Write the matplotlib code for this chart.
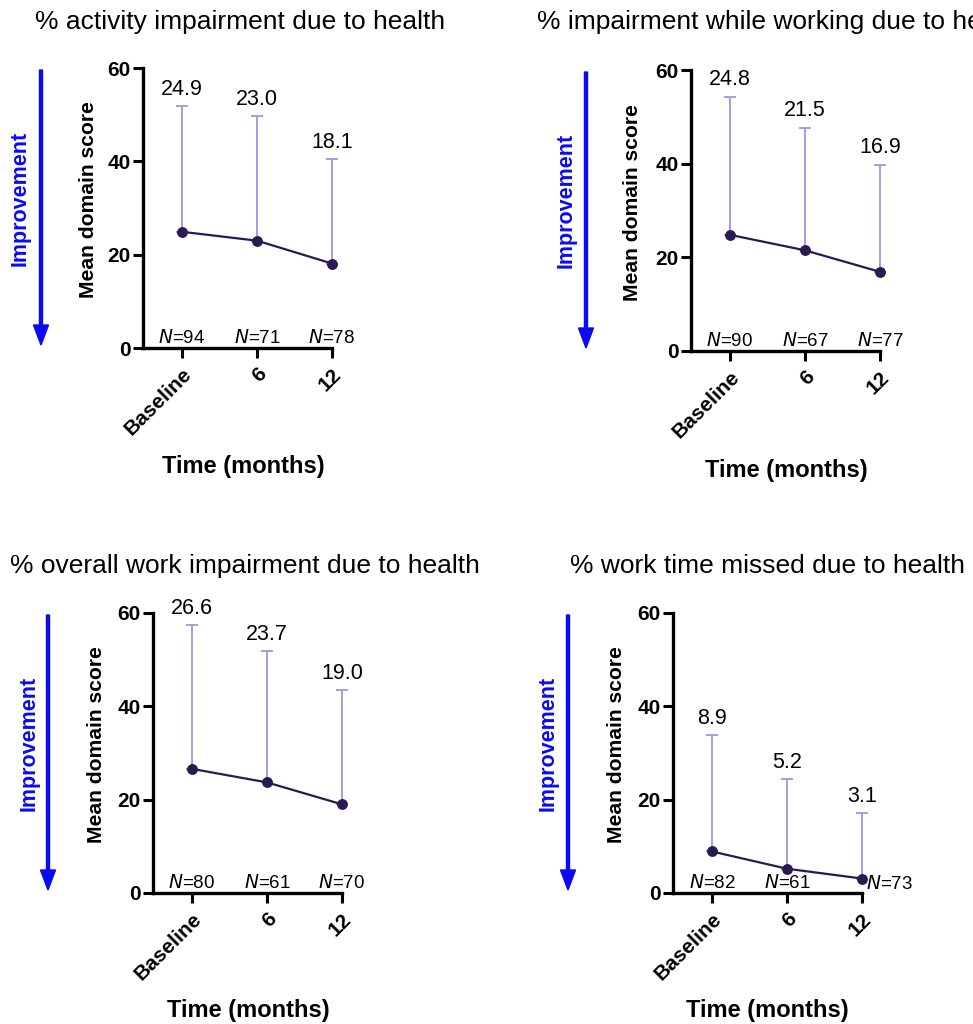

═══

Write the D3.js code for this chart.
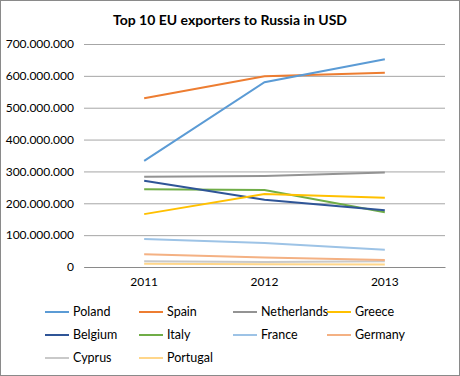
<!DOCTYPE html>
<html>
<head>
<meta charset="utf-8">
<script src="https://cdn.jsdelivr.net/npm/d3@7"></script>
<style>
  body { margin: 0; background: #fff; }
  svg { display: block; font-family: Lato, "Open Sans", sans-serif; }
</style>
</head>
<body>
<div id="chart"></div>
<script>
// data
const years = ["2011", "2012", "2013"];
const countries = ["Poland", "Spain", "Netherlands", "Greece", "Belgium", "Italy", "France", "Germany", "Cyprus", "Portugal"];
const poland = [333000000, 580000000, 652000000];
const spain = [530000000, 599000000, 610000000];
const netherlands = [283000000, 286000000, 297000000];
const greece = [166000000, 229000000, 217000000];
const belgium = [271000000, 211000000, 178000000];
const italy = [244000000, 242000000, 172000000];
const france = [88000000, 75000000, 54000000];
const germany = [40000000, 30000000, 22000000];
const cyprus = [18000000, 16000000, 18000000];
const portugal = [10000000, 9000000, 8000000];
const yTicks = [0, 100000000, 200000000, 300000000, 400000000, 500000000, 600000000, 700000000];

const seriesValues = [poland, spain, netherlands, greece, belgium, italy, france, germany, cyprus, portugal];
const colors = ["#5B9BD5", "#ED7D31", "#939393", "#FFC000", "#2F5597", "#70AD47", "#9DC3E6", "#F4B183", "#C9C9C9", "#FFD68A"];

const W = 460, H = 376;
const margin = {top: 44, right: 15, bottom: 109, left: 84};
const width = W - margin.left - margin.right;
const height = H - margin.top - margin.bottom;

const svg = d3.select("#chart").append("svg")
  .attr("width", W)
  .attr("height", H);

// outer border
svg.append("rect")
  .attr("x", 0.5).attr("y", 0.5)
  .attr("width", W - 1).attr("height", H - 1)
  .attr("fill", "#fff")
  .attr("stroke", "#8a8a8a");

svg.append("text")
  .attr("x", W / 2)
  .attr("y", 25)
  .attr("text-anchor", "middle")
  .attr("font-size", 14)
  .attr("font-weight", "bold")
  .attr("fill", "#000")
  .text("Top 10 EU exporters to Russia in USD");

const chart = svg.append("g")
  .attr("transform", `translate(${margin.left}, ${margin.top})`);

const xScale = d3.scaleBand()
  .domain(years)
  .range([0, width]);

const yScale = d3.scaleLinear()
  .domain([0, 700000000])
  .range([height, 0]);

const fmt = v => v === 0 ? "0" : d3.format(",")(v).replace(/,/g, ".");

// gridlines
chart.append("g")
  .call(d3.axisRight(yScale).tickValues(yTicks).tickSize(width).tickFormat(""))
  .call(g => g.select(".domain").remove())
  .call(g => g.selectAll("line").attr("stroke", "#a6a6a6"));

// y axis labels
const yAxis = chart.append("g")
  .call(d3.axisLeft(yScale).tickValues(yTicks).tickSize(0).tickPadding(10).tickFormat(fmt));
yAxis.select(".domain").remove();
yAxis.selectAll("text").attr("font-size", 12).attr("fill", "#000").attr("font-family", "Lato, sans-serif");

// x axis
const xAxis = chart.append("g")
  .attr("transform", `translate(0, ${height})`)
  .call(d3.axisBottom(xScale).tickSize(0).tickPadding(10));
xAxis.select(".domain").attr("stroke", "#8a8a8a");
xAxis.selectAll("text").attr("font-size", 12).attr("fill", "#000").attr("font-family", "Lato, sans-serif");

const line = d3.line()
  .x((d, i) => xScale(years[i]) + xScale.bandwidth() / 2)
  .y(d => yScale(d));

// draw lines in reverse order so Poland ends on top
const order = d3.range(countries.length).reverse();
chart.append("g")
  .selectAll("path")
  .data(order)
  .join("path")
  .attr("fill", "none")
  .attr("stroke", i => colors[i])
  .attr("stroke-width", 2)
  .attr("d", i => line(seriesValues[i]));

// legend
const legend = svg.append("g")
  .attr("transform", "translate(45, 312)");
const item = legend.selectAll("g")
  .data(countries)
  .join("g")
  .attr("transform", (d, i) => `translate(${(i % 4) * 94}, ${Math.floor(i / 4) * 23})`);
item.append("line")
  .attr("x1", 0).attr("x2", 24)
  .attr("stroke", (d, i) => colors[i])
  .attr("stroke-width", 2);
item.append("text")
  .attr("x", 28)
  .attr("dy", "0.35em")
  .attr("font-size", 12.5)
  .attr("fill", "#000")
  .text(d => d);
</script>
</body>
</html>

═══

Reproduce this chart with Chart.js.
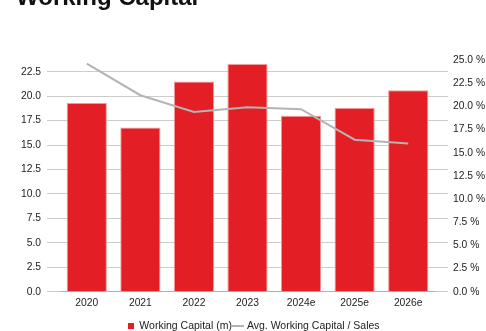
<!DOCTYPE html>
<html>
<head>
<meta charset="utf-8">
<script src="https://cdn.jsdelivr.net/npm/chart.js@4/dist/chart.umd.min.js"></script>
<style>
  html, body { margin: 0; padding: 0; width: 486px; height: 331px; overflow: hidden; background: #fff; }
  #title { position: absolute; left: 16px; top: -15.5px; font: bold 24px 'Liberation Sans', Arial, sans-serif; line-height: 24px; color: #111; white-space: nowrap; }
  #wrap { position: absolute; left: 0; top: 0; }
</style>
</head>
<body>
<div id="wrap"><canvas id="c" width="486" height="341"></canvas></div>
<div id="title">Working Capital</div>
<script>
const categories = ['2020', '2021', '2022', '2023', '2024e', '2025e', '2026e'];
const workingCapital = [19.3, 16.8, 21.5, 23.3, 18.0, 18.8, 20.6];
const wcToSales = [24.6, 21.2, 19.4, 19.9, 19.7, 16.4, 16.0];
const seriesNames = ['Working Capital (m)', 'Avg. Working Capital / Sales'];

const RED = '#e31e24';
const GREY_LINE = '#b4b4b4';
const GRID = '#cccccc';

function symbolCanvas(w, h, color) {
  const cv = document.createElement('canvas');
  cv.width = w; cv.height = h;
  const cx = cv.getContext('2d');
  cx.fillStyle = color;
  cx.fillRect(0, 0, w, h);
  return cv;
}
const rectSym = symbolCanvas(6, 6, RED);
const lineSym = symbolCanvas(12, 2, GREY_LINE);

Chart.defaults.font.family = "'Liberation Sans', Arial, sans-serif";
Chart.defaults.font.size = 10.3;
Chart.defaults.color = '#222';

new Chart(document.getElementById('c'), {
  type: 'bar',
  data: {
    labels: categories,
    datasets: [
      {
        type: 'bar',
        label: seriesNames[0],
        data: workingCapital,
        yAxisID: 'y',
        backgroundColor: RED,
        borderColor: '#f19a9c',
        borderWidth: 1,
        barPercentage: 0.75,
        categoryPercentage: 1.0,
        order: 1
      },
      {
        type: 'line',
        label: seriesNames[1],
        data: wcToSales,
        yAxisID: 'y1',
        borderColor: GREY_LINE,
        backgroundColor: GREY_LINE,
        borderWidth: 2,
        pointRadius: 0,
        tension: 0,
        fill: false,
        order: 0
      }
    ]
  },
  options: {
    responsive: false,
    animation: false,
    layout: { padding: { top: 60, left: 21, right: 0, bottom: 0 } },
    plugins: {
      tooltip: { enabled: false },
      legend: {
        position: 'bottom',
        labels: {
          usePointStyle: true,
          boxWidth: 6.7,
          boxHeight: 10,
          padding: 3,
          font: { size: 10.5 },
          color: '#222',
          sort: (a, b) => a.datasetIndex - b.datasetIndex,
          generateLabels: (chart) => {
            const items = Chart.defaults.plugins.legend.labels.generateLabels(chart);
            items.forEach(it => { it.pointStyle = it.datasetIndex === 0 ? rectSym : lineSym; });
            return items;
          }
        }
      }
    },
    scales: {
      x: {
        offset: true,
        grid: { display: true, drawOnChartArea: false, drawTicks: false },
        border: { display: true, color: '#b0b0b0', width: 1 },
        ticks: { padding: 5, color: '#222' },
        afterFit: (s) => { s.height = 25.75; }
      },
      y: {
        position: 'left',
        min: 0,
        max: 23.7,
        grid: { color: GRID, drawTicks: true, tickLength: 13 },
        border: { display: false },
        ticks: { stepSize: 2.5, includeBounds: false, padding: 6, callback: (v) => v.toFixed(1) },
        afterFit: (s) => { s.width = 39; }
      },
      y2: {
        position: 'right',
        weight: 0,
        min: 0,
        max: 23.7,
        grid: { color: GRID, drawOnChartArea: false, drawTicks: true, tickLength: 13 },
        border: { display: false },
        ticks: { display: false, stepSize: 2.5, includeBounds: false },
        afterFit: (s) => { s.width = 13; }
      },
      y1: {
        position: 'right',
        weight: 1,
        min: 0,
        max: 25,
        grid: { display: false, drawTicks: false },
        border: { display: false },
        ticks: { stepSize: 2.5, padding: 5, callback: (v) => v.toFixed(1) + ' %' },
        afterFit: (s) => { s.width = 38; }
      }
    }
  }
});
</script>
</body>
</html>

═══

Scan the records above for the string "Write", then select every line that holds it.

Expected output:
Write the matplotlib code for this chart.
Write the D3.js code for this chart.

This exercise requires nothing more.